During the St. Mary’s pilot, review of video has revealed conduct unbecoming of an officer.
“We’ve seen it and addressed it,” said Willenborg. “[Correction] could be anything from reprimand to suspension days or retraining, depending on the circumstance.”
Willenborg said it is important to have transparency in law enforcement and a well-managed video program can contribute to improving community trust. Advocates on board
Both the Charles County Sheriff’s Office and La Plata Police have the backing of the local county NAACP chapter in their upcoming BWC endeavors.
“We are very supportive of the use of body cameras,” said Janice Wilson, president of Charles County NAACP chapter, who reported having had several conversations with Charles Sheriff Troy Berry (D) and La Plata’s Schinner on the devices. She admits the process to secure the cameras has been a little slow and suspects funding is part of the problem, but definitely sees the benefits for everyone, not just African Americans.
“I think that it is a safety issue, [that] it will protect private citizens and the police,” said Wilson. “The climate is tense in regards to law enforcement and alleged police brutality.” Wilson hopes that before deployment each department will host a town hall, giving the community an opportunity “to help shape policy.”
Chesapeake Beach Councilman Stewart Cumbo, who helped Calvert obtain the LGIT grant as a LGIT member, is also member of the NAACP chapter in Calvert, which supports the use of body cameras. He said he and the chapter are disappointed with the delayed implementation.
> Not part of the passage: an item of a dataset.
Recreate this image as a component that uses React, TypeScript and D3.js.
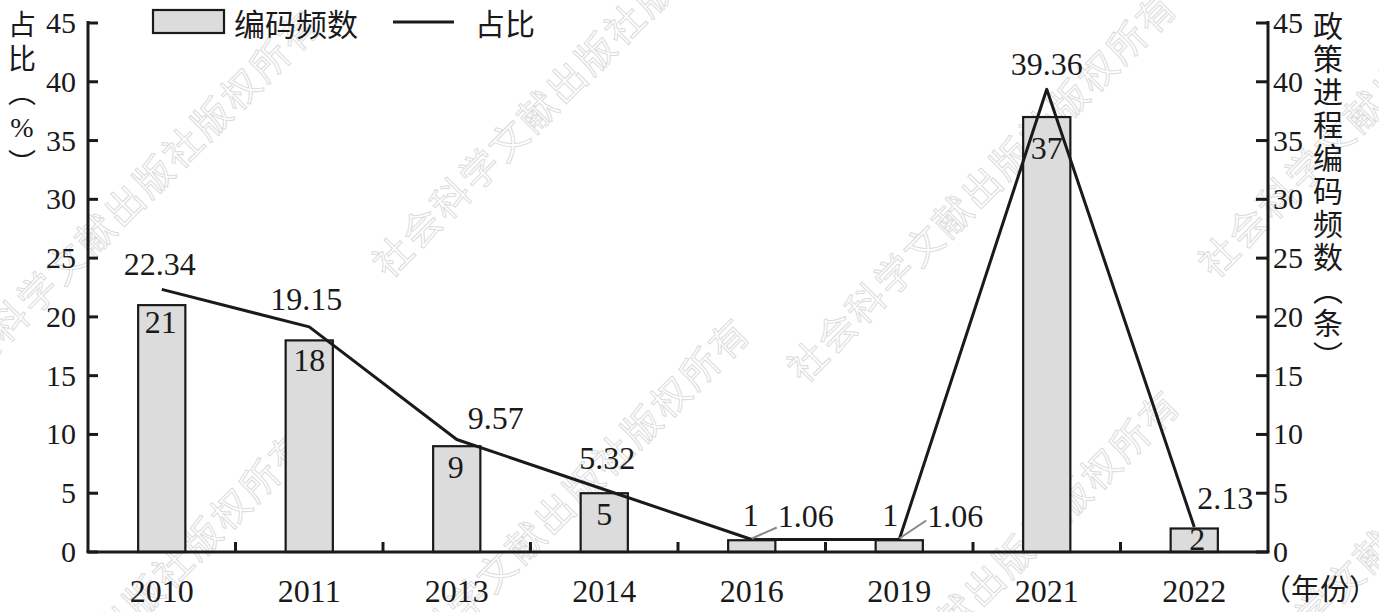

“Calvert County has been fooling around with this body camera thing for over two years now,” said Cumbo, adding the department told him it is waiting for the state and legislature to come out with various mandates. “I think that is stonewalling the program, because we see major cities are using police body cameras … in Maryland for over two years.”
Cumbo said there is no reason not to implement the program using existing policy from other departments, and even recommended piloting a small program using the patrol officers who cover the municipalities of North Beach and Chesapeake Beach.
A retired law enforcement officer with 27 years of experience, Cumbo hopes the county can get past the policy hurdle to implement the technology that he believes saves counties millions of dollars resulting from lawsuits.
In St. Mary’s, newly appointed NAACP President Janice Walthour said there have been no issues with body cameras in the county brought to the chapter over the last year. She agrees the use of the cameras should be expanded and believes both citizens and officers behave better when they know they are being recorded. However, she does not feel the BWCs are the final solution for police-community relations.
“A camera cannot take the place of good policing practices or any reform that is needed in that area,” Walthour said.
Sheriff Mike Evans (R), a 20-year veteran of the Calvert County Sheriff’s Office, displays, mid-torso, one of six Vievu police body-worn cameras the department purchased in 2015 with the assistance of a LGIT grant. The department is going to purchase another 12 cameras because it has additional grant funding. Evans hopes to deploy all the units by year’s end.
Sgt. Robert Bagley of the La Plata Police Department drives past the police station. The video and data from his in-car camera system automatically uploads to the department servers. La Plata will be rolling out a police body worn camera system to integrate with the dash cams in the coming months.